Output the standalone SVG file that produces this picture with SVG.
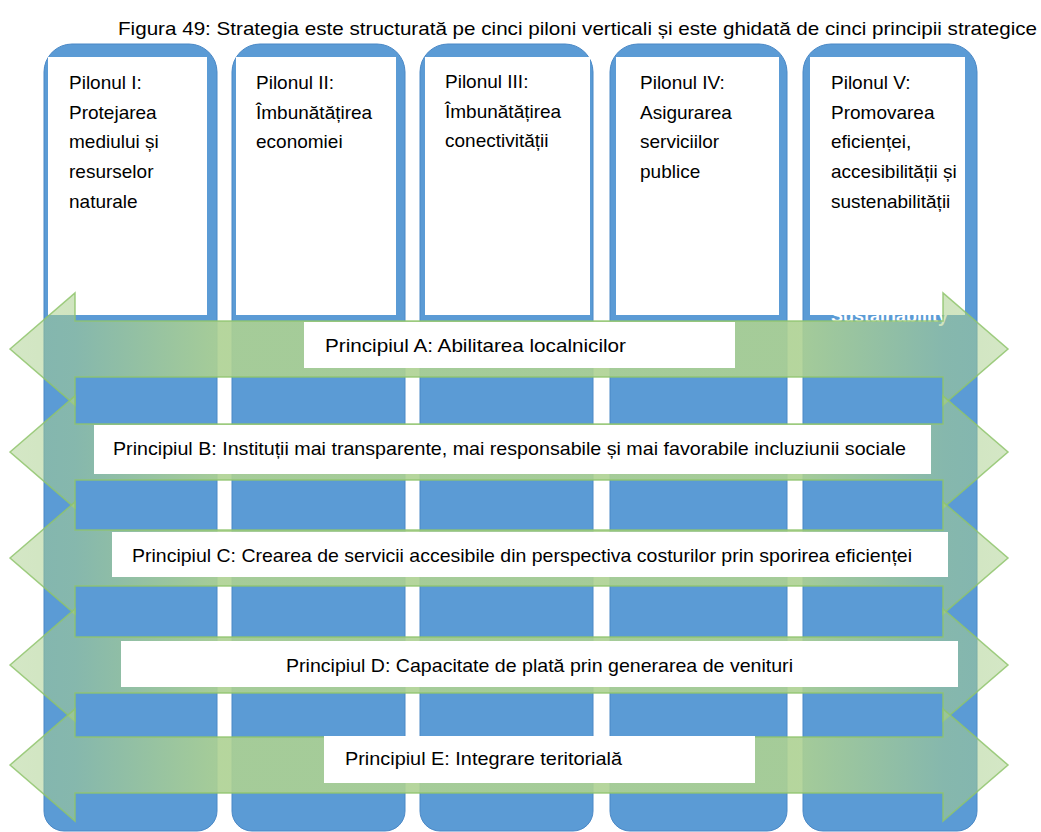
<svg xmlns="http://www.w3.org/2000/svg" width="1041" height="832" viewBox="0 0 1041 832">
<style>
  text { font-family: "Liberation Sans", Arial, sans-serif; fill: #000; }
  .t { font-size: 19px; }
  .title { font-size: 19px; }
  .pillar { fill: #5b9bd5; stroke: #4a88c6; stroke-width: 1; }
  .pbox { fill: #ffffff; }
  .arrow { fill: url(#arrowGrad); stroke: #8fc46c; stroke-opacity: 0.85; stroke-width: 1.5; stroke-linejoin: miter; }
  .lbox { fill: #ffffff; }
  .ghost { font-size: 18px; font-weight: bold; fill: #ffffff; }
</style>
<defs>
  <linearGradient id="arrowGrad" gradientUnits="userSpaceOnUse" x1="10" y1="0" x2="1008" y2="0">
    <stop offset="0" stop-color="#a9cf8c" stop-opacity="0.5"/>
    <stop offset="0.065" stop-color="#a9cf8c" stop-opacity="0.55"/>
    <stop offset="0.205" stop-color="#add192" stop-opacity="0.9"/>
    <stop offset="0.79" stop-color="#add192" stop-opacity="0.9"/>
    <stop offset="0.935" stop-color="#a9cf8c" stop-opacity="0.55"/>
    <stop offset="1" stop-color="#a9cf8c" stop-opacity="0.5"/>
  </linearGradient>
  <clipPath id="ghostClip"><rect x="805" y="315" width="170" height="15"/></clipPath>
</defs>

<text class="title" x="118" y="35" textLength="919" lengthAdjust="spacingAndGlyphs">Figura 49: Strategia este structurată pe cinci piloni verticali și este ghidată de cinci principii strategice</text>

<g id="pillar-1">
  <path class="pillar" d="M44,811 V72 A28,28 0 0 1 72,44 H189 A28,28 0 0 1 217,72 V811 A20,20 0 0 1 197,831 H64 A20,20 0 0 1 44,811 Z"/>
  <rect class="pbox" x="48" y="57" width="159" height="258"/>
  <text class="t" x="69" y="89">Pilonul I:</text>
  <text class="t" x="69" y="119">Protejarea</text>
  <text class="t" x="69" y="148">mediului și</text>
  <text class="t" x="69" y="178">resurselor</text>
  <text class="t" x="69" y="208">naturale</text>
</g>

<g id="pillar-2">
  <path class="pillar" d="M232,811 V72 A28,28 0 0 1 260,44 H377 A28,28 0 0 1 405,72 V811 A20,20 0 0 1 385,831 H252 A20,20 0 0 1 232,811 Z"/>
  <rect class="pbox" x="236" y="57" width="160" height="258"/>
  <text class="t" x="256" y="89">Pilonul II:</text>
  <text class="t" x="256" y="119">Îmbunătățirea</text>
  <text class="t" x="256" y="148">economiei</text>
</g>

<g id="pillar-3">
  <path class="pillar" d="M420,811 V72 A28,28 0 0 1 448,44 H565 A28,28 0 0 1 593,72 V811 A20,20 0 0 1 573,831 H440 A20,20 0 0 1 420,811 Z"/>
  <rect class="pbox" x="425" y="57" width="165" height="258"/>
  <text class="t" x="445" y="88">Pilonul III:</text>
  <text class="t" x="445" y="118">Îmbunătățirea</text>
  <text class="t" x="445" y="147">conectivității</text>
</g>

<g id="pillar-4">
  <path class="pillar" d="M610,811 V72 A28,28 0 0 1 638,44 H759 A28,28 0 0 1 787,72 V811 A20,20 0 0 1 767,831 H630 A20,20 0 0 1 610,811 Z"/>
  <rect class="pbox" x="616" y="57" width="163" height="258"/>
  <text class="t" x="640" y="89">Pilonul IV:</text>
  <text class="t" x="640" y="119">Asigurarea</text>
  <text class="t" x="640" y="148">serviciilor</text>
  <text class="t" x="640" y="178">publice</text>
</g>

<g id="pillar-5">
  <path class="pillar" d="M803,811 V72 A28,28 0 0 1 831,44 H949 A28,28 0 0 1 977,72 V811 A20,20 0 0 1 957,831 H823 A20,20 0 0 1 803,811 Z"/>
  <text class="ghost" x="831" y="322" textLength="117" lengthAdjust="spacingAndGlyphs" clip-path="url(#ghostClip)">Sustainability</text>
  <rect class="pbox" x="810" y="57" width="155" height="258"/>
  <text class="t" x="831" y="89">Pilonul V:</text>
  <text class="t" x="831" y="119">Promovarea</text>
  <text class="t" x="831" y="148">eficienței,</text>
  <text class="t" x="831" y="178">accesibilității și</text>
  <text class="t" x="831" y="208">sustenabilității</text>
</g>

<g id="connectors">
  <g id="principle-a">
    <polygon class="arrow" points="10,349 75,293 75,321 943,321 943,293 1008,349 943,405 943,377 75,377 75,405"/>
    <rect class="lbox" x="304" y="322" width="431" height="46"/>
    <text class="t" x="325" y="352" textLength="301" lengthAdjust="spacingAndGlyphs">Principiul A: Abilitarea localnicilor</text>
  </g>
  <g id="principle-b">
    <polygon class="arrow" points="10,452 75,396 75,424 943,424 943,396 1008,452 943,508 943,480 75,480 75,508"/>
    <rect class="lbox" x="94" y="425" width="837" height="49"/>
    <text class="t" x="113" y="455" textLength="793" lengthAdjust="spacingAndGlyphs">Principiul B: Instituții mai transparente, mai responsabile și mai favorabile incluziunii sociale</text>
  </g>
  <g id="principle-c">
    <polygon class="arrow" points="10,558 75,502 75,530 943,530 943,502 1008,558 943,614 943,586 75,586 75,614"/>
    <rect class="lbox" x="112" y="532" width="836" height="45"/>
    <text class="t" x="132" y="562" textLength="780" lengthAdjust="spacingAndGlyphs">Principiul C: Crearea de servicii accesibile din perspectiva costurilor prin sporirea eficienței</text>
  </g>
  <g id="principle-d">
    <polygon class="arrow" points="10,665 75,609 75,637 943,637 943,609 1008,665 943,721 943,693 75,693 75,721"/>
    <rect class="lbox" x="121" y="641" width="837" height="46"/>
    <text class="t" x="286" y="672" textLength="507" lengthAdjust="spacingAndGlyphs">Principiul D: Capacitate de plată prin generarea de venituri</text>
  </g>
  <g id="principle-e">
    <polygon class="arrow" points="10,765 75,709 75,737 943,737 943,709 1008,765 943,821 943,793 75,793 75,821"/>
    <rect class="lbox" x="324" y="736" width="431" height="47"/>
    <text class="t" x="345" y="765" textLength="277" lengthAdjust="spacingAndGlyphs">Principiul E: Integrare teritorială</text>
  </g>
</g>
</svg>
#####
#### [PROBLEM TO WORK ON]
Every line is to be duplicated exactly, though pictures stay out.

#### [TASK RESPONSE]
Output the standalone SVG file that produces this picture with SVG.
<svg xmlns="http://www.w3.org/2000/svg" width="1041" height="832" viewBox="0 0 1041 832">
<style>
  text { font-family: "Liberation Sans", Arial, sans-serif; fill: #000; }
  .t { font-size: 19px; }
  .title { font-size: 19px; }
  .pillar { fill: #5b9bd5; stroke: #4a88c6; stroke-width: 1; }
  .pbox { fill: #ffffff; }
  .arrow { fill: url(#arrowGrad); stroke: #8fc46c; stroke-opacity: 0.85; stroke-width: 1.5; stroke-linejoin: miter; }
  .lbox { fill: #ffffff; }
  .ghost { font-size: 18px; font-weight: bold; fill: #ffffff; }
</style>
<defs>
  <linearGradient id="arrowGrad" gradientUnits="userSpaceOnUse" x1="10" y1="0" x2="1008" y2="0">
    <stop offset="0" stop-color="#a9cf8c" stop-opacity="0.5"/>
    <stop offset="0.065" stop-color="#a9cf8c" stop-opacity="0.55"/>
    <stop offset="0.205" stop-color="#add192" stop-opacity="0.9"/>
    <stop offset="0.79" stop-color="#add192" stop-opacity="0.9"/>
    <stop offset="0.935" stop-color="#a9cf8c" stop-opacity="0.55"/>
    <stop offset="1" stop-color="#a9cf8c" stop-opacity="0.5"/>
  </linearGradient>
  <clipPath id="ghostClip"><rect x="805" y="315" width="170" height="15"/></clipPath>
</defs>

<text class="title" x="118" y="35" textLength="919" lengthAdjust="spacingAndGlyphs">Figura 49: Strategia este structurată pe cinci piloni verticali și este ghidată de cinci principii strategice</text>

<g id="pillar-1">
  <path class="pillar" d="M44,811 V72 A28,28 0 0 1 72,44 H189 A28,28 0 0 1 217,72 V811 A20,20 0 0 1 197,831 H64 A20,20 0 0 1 44,811 Z"/>
  <rect class="pbox" x="48" y="57" width="159" height="258"/>
  <text class="t" x="69" y="89">Pilonul I:</text>
  <text class="t" x="69" y="119">Protejarea</text>
  <text class="t" x="69" y="148">mediului și</text>
  <text class="t" x="69" y="178">resurselor</text>
  <text class="t" x="69" y="208">naturale</text>
</g>

<g id="pillar-2">
  <path class="pillar" d="M232,811 V72 A28,28 0 0 1 260,44 H377 A28,28 0 0 1 405,72 V811 A20,20 0 0 1 385,831 H252 A20,20 0 0 1 232,811 Z"/>
  <rect class="pbox" x="236" y="57" width="160" height="258"/>
  <text class="t" x="256" y="89">Pilonul II:</text>
  <text class="t" x="256" y="119">Îmbunătățirea</text>
  <text class="t" x="256" y="148">economiei</text>
</g>

<g id="pillar-3">
  <path class="pillar" d="M420,811 V72 A28,28 0 0 1 448,44 H565 A28,28 0 0 1 593,72 V811 A20,20 0 0 1 573,831 H440 A20,20 0 0 1 420,811 Z"/>
  <rect class="pbox" x="425" y="57" width="165" height="258"/>
  <text class="t" x="445" y="88">Pilonul III:</text>
  <text class="t" x="445" y="118">Îmbunătățirea</text>
  <text class="t" x="445" y="147">conectivității</text>
</g>

<g id="pillar-4">
  <path class="pillar" d="M610,811 V72 A28,28 0 0 1 638,44 H759 A28,28 0 0 1 787,72 V811 A20,20 0 0 1 767,831 H630 A20,20 0 0 1 610,811 Z"/>
  <rect class="pbox" x="616" y="57" width="163" height="258"/>
  <text class="t" x="640" y="89">Pilonul IV:</text>
  <text class="t" x="640" y="119">Asigurarea</text>
  <text class="t" x="640" y="148">serviciilor</text>
  <text class="t" x="640" y="178">publice</text>
</g>

<g id="pillar-5">
  <path class="pillar" d="M803,811 V72 A28,28 0 0 1 831,44 H949 A28,28 0 0 1 977,72 V811 A20,20 0 0 1 957,831 H823 A20,20 0 0 1 803,811 Z"/>
  <text class="ghost" x="831" y="322" textLength="117" lengthAdjust="spacingAndGlyphs" clip-path="url(#ghostClip)">Sustainability</text>
  <rect class="pbox" x="810" y="57" width="155" height="258"/>
  <text class="t" x="831" y="89">Pilonul V:</text>
  <text class="t" x="831" y="119">Promovarea</text>
  <text class="t" x="831" y="148">eficienței,</text>
  <text class="t" x="831" y="178">accesibilității și</text>
  <text class="t" x="831" y="208">sustenabilității</text>
</g>

<g id="connectors">
  <g id="principle-a">
    <polygon class="arrow" points="10,349 75,293 75,321 943,321 943,293 1008,349 943,405 943,377 75,377 75,405"/>
    <rect class="lbox" x="304" y="322" width="431" height="46"/>
    <text class="t" x="325" y="352" textLength="301" lengthAdjust="spacingAndGlyphs">Principiul A: Abilitarea localnicilor</text>
  </g>
  <g id="principle-b">
    <polygon class="arrow" points="10,452 75,396 75,424 943,424 943,396 1008,452 943,508 943,480 75,480 75,508"/>
    <rect class="lbox" x="94" y="425" width="837" height="49"/>
    <text class="t" x="113" y="455" textLength="793" lengthAdjust="spacingAndGlyphs">Principiul B: Instituții mai transparente, mai responsabile și mai favorabile incluziunii sociale</text>
  </g>
  <g id="principle-c">
    <polygon class="arrow" points="10,558 75,502 75,530 943,530 943,502 1008,558 943,614 943,586 75,586 75,614"/>
    <rect class="lbox" x="112" y="532" width="836" height="45"/>
    <text class="t" x="132" y="562" textLength="780" lengthAdjust="spacingAndGlyphs">Principiul C: Crearea de servicii accesibile din perspectiva costurilor prin sporirea eficienței</text>
  </g>
  <g id="principle-d">
    <polygon class="arrow" points="10,665 75,609 75,637 943,637 943,609 1008,665 943,721 943,693 75,693 75,721"/>
    <rect class="lbox" x="121" y="641" width="837" height="46"/>
    <text class="t" x="286" y="672" textLength="507" lengthAdjust="spacingAndGlyphs">Principiul D: Capacitate de plată prin generarea de venituri</text>
  </g>
  <g id="principle-e">
    <polygon class="arrow" points="10,765 75,709 75,737 943,737 943,709 1008,765 943,821 943,793 75,793 75,821"/>
    <rect class="lbox" x="324" y="736" width="431" height="47"/>
    <text class="t" x="345" y="765" textLength="277" lengthAdjust="spacingAndGlyphs">Principiul E: Integrare teritorială</text>
  </g>
</g>
</svg>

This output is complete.